Security cameras are an important layer of protection for businesses, homeowners, and other institutions. But in a world of increasing privacy concerns, some have called their purpose into question. Schools and offices are analyzing the need for indoor security cameras, wondering if they overstep the bounds of privacy.
So, are indoor security camera systems a source of vigilant protection, or an invasion of privacy? Read on to weigh out the truths of this complex question.

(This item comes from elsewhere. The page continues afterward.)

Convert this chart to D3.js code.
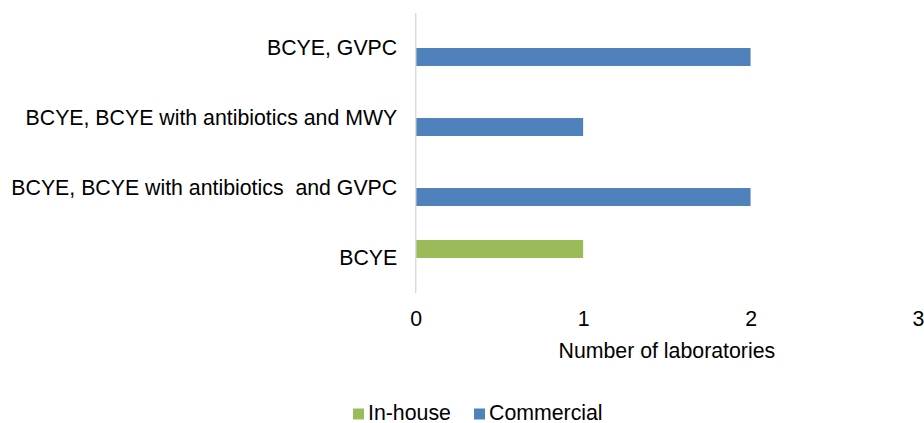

Why Do We Need Surveillance?
Luckily, property crime and burglary rates are on the decline. Still, there are many instances where these crimes do occur, and surveillance is an important element of preventing crime. An interview with nearly 100 seasoned burglars points out that security cameras were a major deterrent to breaking into a home. Installing security camera systems has been associated with a major decrease in crime in neighborhoods like the Bronx. In addition, security cameras help to reduce auto theft by as much as 41 percent.
Schools are another environment where surveillance has proven beneficial. Schools can be a major site of drug abuse, suicide, rape, robbery, and assault. Surveillance helps to monitor student activity and hold students accountable for crimes. Authorities can more easily track down sexual predators or even those committing petty theft. In the wake of school shootings and other violence, wireless security cameras are a vital part of crime prevention.

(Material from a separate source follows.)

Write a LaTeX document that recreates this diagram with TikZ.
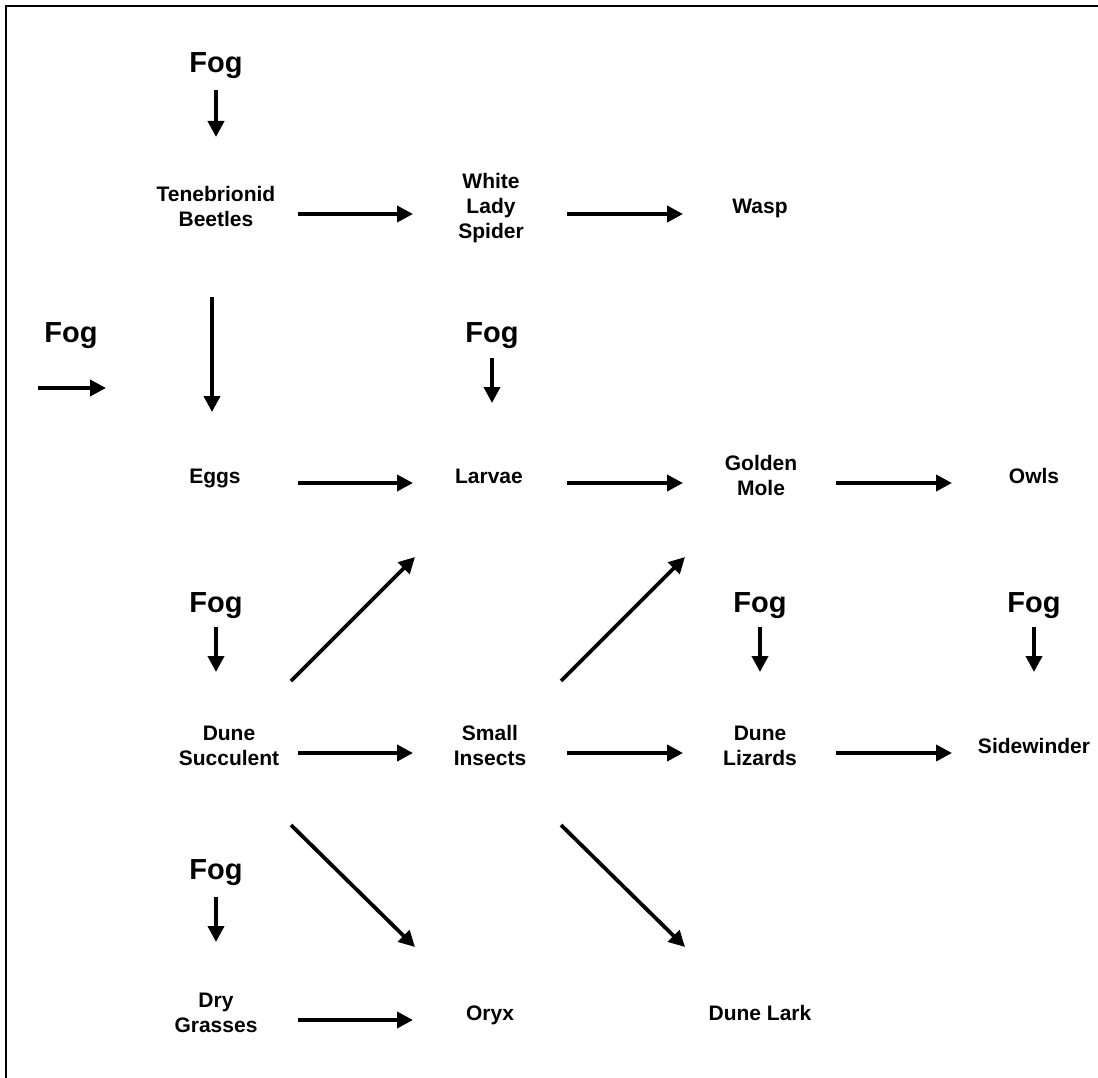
\documentclass[tikz,border=0pt]{standalone}
\usepackage{fontspec}
\setmainfont{Liberation Sans}
\usetikzlibrary{arrows.meta}
\tikzset{
  lbl/.style={font=\fontsize{21}{25}\selectfont\bfseries, align=center, inner sep=0pt},
  foglbl/.style={font=\fontsize{29}{34}\selectfont\bfseries, anchor=base, inner sep=0pt},
  arr/.style={line width=3.8pt, -{Triangle[length=16pt,width=16pt]}},
  frame/.style={line width=2pt}
}
\begin{document}
\begin{tikzpicture}[x=1pt,y=-1pt]
\useasboundingbox (0,0) rectangle (1098,1078);
% frame (top and left edges)
\draw[frame] (6,1078) -- (6,6.5) -- (1098,6.5);

% Fog labels
\node[foglbl] (fogA) at (216,73) {Fog};
\node[foglbl] (fogL) at (71,342) {Fog};
\node[foglbl] (fogB) at (492,342) {Fog};
\node[foglbl] (fogC) at (216,612) {Fog};
\node[foglbl] (fogD) at (760,612) {Fog};
\node[foglbl] (fogE) at (1034,612) {Fog};
\node[foglbl] (fogF) at (216,879) {Fog};

% organisms
\node[lbl] (beetles) at (216,206.4) {Tenebrionid\\Beetles};
\node[lbl] (spider) at (491,208.5) {White\\Lady\\Spider};
\node[lbl, anchor=base] (wasp) at (760,214) {Wasp};
\node[lbl, anchor=base] (eggs) at (215,483) {Eggs};
\node[lbl, anchor=base] (larvae) at (489,483) {Larvae};
\node[lbl] (mole) at (761,475.4) {Golden\\Mole};
\node[lbl, anchor=base] (owls) at (1034,483) {Owls};
\node[lbl] (succ) at (229,745.4) {Dune\\Succulent};
\node[lbl] (insects) at (490,745.4) {Small\\Insects};
\node[lbl] (lizards) at (760,745.4) {Dune\\Lizards};
\node[lbl, anchor=base] (side) at (1034,753) {Sidewinder};
\node[lbl] (grasses) at (216,1012.5) {Dry\\Grasses};
\node[lbl, anchor=base] (oryx) at (490,1020) {Oryx};
\node[lbl, anchor=base] (lark) at (760,1020) {Dune Lark};

% fog arrows
\draw[arr] ([shift={(0,17)}]fogA.base) -- ([shift={(0,-69.4)}]beetles.center);
\draw[arr] ([shift={(-33,46)}]fogL.base) -- ([shift={(35,46)}]fogL.base);
\draw[arr] ([shift={(0,16)}]fogB.base) -- ([shift={(3,-80)}]larvae.base);
\draw[arr] ([shift={(0,15)}]fogC.base) -- ([shift={(-13,-73.4)}]succ.center);
\draw[arr] ([shift={(0,15)}]fogD.base) -- ([shift={(0,-73.4)}]lizards.center);
\draw[arr] ([shift={(0,15)}]fogE.base) -- ([shift={(0,-81)}]side.base);
\draw[arr] ([shift={(0,18)}]fogF.base) -- ([shift={(0,-70.5)}]grasses.center);

% row 1
\draw[arr] ([shift={(82,7.6)}]beetles.center) -- ([shift={(-78,5.5)}]spider.center);
\draw[arr] ([shift={(76,5.5)}]spider.center) -- ([shift={(-77,0)}]wasp.base);
\draw[arr] ([shift={(-4,90.6)}]beetles.center) -- ([shift={(-3,-71)}]eggs.base);

% row 2
\draw[arr] ([shift={(83,0)}]eggs.base) -- ([shift={(-76,0)}]larvae.base);
\draw[arr] ([shift={(78,0)}]larvae.base) -- ([shift={(-78,7.6)}]mole.center);
\draw[arr] ([shift={(75,7.6)}]mole.center) -- ([shift={(-82,0)}]owls.base);

% row 3
\draw[arr] ([shift={(62,-64.4)}]succ.center) -- ([shift={(-74,74)}]larvae.base);
\draw[arr] ([shift={(71,-64.4)}]insects.center) -- ([shift={(-76,81.6)}]mole.center);
\draw[arr] ([shift={(69,7.6)}]succ.center) -- ([shift={(-77,7.6)}]insects.center);
\draw[arr] ([shift={(77,7.6)}]insects.center) -- ([shift={(-77,7.6)}]lizards.center);
\draw[arr] ([shift={(76,7.6)}]lizards.center) -- ([shift={(-82,0)}]side.base);
\draw[arr] ([shift={(62,79.6)}]succ.center) -- ([shift={(-75,-73)}]oryx.base);
\draw[arr] ([shift={(71,79.6)}]insects.center) -- ([shift={(-75,-73)}]lark.base);

% row 4
\draw[arr] ([shift={(82,7.5)}]grasses.center) -- ([shift={(-77,0)}]oryx.base);
\end{tikzpicture}
\end{document}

Though crime reduction is a major benefit of security cameras, there are other important benefits, too. Security cameras help identify criminals, even if they don’t catch them right in the act. Surveillance is also used as a tool to monitor employee behavior and improve processes in the workplace. A company might use surveillance to rearrange the flow of a retail space or reward the most on-task employees.
Privacy Protection Concerns
With the rise of surveillance comes a backlash of public concerns regarding ethics and privacy protection. Government agencies like the National Security Agency and Department of Homeland Security are being rebuked for their potential intrusion of citizen privacy.

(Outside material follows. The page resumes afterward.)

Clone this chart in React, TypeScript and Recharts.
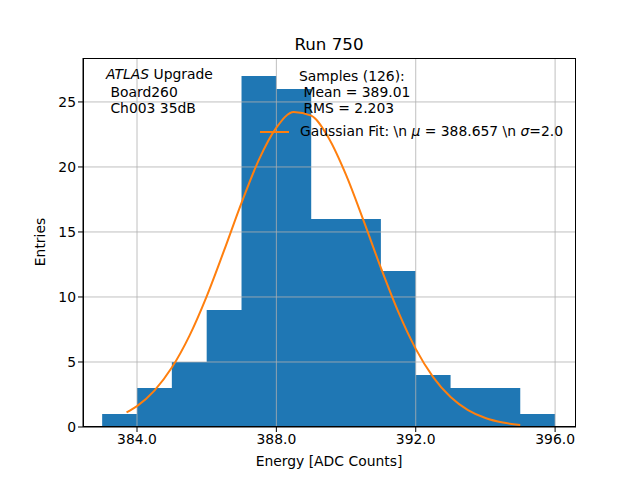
import React from 'react';
import { ComposedChart, Area, Line, XAxis, YAxis, ReferenceLine } from 'recharts';

// histogram bins (width 1 ADC count)
const binEdges = [383, 384, 385, 386, 387, 388, 389, 390, 391, 392, 393, 394, 395, 396];
const binCounts = [1, 3, 5, 9, 27, 26, 16, 16, 12, 4, 3, 3, 1];

// gaussian fit curve
const fitX = [383.7, 384.0, 384.5, 385.0, 385.5, 386.0, 386.5, 387.0, 387.5, 388.0, 388.5, 389.0,
    389.5, 390.0, 390.5, 391.0, 391.5, 392.0, 392.5, 393.0, 393.5, 394.0, 394.5, 395.0];
const fitY = [1.13, 1.61, 2.8, 4.57, 6.99, 10.05, 13.58, 17.24, 20.56, 23.02, 24.23, 23.95,
    22.23, 19.39, 15.89, 12.24, 8.85, 6.01, 3.84, 2.3, 1.3, 0.69, 0.34, 0.16];

const xTicks = [384, 388, 392, 396];
const yTicks = [0, 5, 10, 15, 20, 25];

const FONT = '"DejaVu Sans", sans-serif';
const GRID = '#b0b0b0';
const FS = 13.9;

const histData = binEdges.map((e, i) => ({ x: e, count: binCounts[Math.min(i, binCounts.length - 1)] }));
const fitData = fitX.map((x, i) => ({ x, y: fitY[i] }));

const text: React.CSSProperties = { position: 'absolute', fontFamily: FONT, fontSize: FS, color: '#000', whiteSpace: 'pre', lineHeight: '16px' };

export default function App() {
    return (
        <div style={{ position: 'absolute', left: 0, top: 0, width: 640, height: 480, background: '#fff' }}>
            <ComposedChart
                width={640}
                height={480}
                margin={{ top: 58, right: 64, bottom: 13, left: 33 }}
            >
                <XAxis
                    type="number"
                    dataKey="x"
                    domain={[382.45, 396.6]}
                    ticks={xTicks}
                    allowDataOverflow
                    tickFormatter={(v: number) => v.toFixed(1)}
                    height={40}
                    tickSize={5}
                    stroke="#000"
                    tick={{ fill: '#000', fontSize: FS, fontFamily: FONT }}
                />
                <YAxis
                    type="number"
                    domain={[0, 28.38]}
                    ticks={yTicks}
                    allowDataOverflow
                    width={50}
                    tickSize={5}
                    stroke="#000"
                    tick={{ fill: '#000', fontSize: FS, fontFamily: FONT }}
                />
                <Area
                    data={histData}
                    dataKey="count"
                    type="stepAfter"
                    fill="#1f77b4"
                    fillOpacity={1}
                    stroke="none"
                    isAnimationActive={false}
                />
                {xTicks.map(t => (
                    <ReferenceLine key={`gx-${t}`} x={t} stroke={GRID} strokeWidth={0.8} />
                ))}
                {yTicks.filter(t => t > 0).map(t => (
                    <ReferenceLine key={`gy-${t}`} y={t} stroke={GRID} strokeWidth={0.8} />
                ))}
                <Line
                    data={fitData}
                    dataKey="y"
                    type="monotone"
                    stroke="#ff7f0e"
                    strokeWidth={2}
                    dot={false}
                    isAnimationActive={false}
                />
            </ComposedChart>

            {/* axes frame */}
            <div style={{ position: 'absolute', left: 83, top: 58, width: 493, height: 369, border: '1px solid #000', boxSizing: 'border-box', pointerEvents: 'none' }} />

            <div style={{ ...text, left: 0, width: 658, top: 34, textAlign: 'center', fontSize: 16.7, lineHeight: '20px' }}>Run 750</div>
            <div style={{ ...text, left: 0, width: 658, top: 453, textAlign: 'center' }}>Energy [ADC Counts]</div>
            <div style={{ ...text, left: 40, top: 242, transform: 'translate(-50%, -50%) rotate(-90deg)' }}>Entries</div>

            <div style={{ ...text, left: 106, top: 66 }}><i>ATLAS</i> Upgrade</div>
            <div style={{ ...text, left: 106, top: 84 }}>{' Board260'}</div>
            <div style={{ ...text, left: 106, top: 100 }}>{' Ch003 35dB'}</div>

            <div style={{ ...text, left: 299, top: 68 }}>Samples (126):</div>
            <div style={{ ...text, left: 299, top: 84 }}>{' Mean = 389.01'}</div>
            <div style={{ ...text, left: 299, top: 100 }}>{' RMS = 2.203'}</div>

            <svg style={{ position: 'absolute', left: 258, top: 126 }} width={34} height={12}>
                <line x1={2} y1={6} x2={31} y2={6} stroke="#ff7f0e" strokeWidth={2} />
            </svg>
            <div style={{ ...text, left: 300, top: 123 }}>
                {'Gaussian Fit: \\n '}<i>μ</i>{' = 388.657 \\n '}<i>σ</i>{'=2.0'}
            </div>
        </div>
    );
}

Surveillance certainly has the potential to be abused, by institutions and criminals alike. Because surveillance offers powerful tools like remote access, motion detection, and still image capture, there is potential for the wrong people to use the tools in the wrong way.
Groups like the ACLU have raised concerns about surveillance perpetuating discrimination in some circumstances. A business using surveillance to ward off criminals may focus more on monitoring and pressing charges against people of color, for instance.
Effect on Public Behavior
As behavioral studies show people, change the way they act when they know they’re being watched. This is an intended effect of surveillance. People who know they’re being watched will be on better behavior, reducing the likelihood of crime. But there are less desirable effects of this phenomenon. People who know they’re being watched might also act out of fear, avoiding doing certain good things that might raise suspicion.
Balancing Surveillance and Privacy
Though a wireless security camera can be a powerful tool for good, employee privacy rights and laws must be taken into consideration before systems are installed. Surveillance and security systems have rapidly become part of our everyday lives, and regulations must be in place to adequately address the public concern and protect individual privacy.
Incorporating Surveillance in Your Institution
If you’re a business or other institution thinking about installing indoor security cameras, educate yourself on laws and privacy concerns ahead of time. Think about ways the system might be abused, and then come up with policies to combat these potential problems.
Any institution anticipating privacy concerns will be well-equipped to manage the benefits and drawbacks of indoor surveillance. This cutting-edge technology can be an incredible force for good, and it’s the duty of anyone employing the technology to consider the rights of those the cameras are meant to protect.